The government backpedaled even after Parliament passed the legislation and President George Abela signed it, an indication that Prime Minister Joseph Muscat was feeling the heat from the opposition, unions and ordinary Maltese—and some negative international media reports.
The proposal would have allowed foreigners to buy a Maltese passport without any residency or investment requirements, thus gaining coveted entrance and residency in any of the other 27 EU member states. The government had predicted the proposal would bring in 30 million euros ($40 million) annually and help ease the country's deficit.
But Muscat told Parliament late Tuesday that the government was ready to hold talks with the opposition Nationalist Party to negotiate changes to the law, and hinted that he would seek a referendum if no agreement is found.
The Nationalists had opposed the law, vowing to repeal it if they returned to power and revoke all the citizenships sold.

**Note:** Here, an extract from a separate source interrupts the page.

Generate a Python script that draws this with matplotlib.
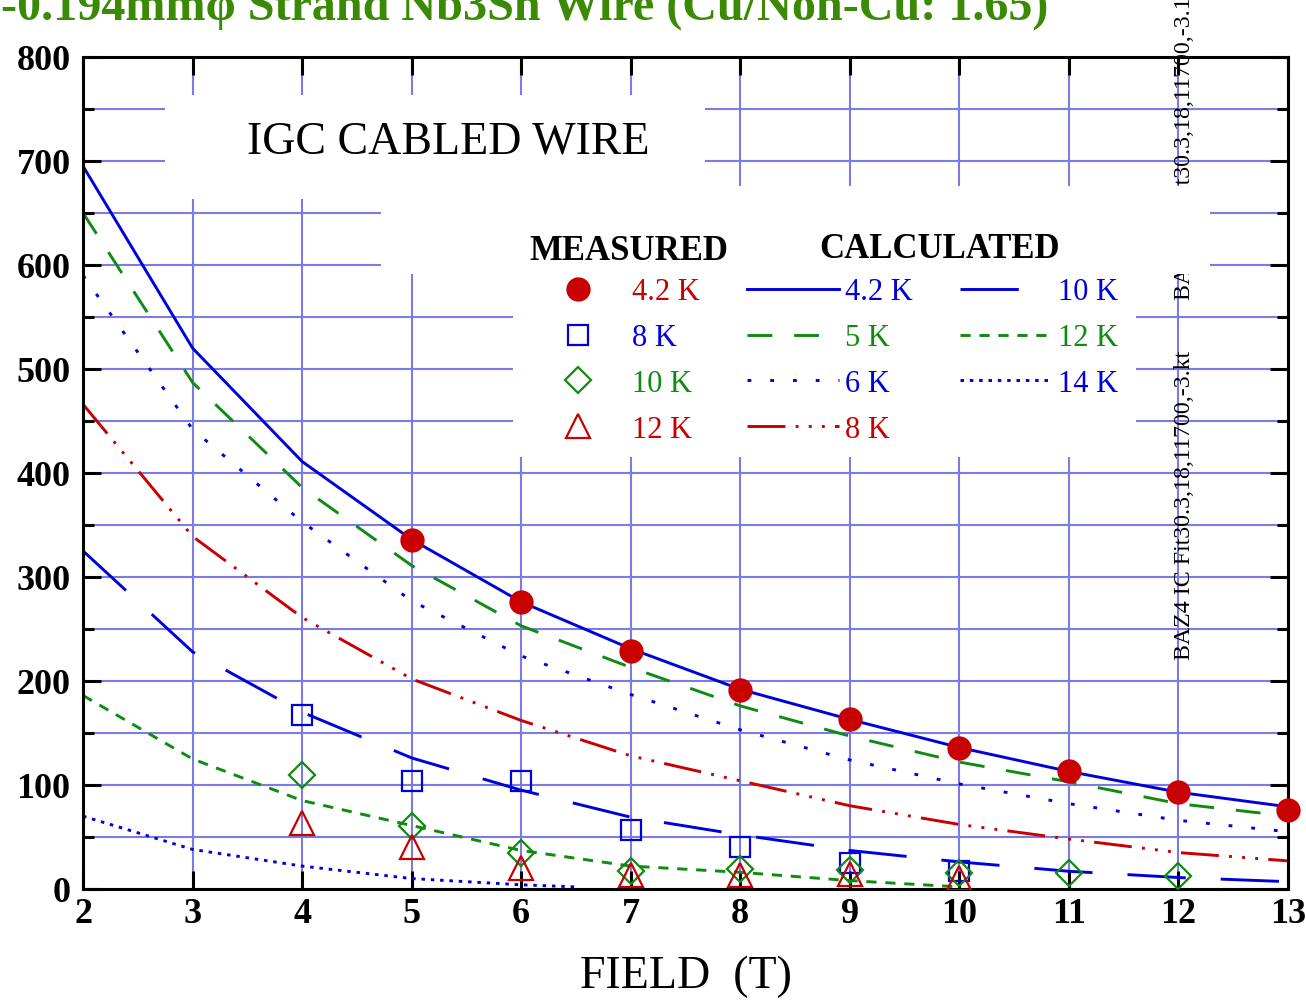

In a statement, the Nationalists welcomed the shelving of the legislation and said they were ready to discuss amendments requiring the new passport holders to have Maltese residency and offer job-creating investment opportunities.
The government earlier this week rolled back one of the more controversial elements of the law, saying it would publish the names of people buying Maltese passports. The Nationalists, backed by civil society groups and some ordinary Maltese, had argued that keeping the names secret as was originally envisioned could have exposed Malta to ill-intentioned citizenship-seekers, including possible terrorists.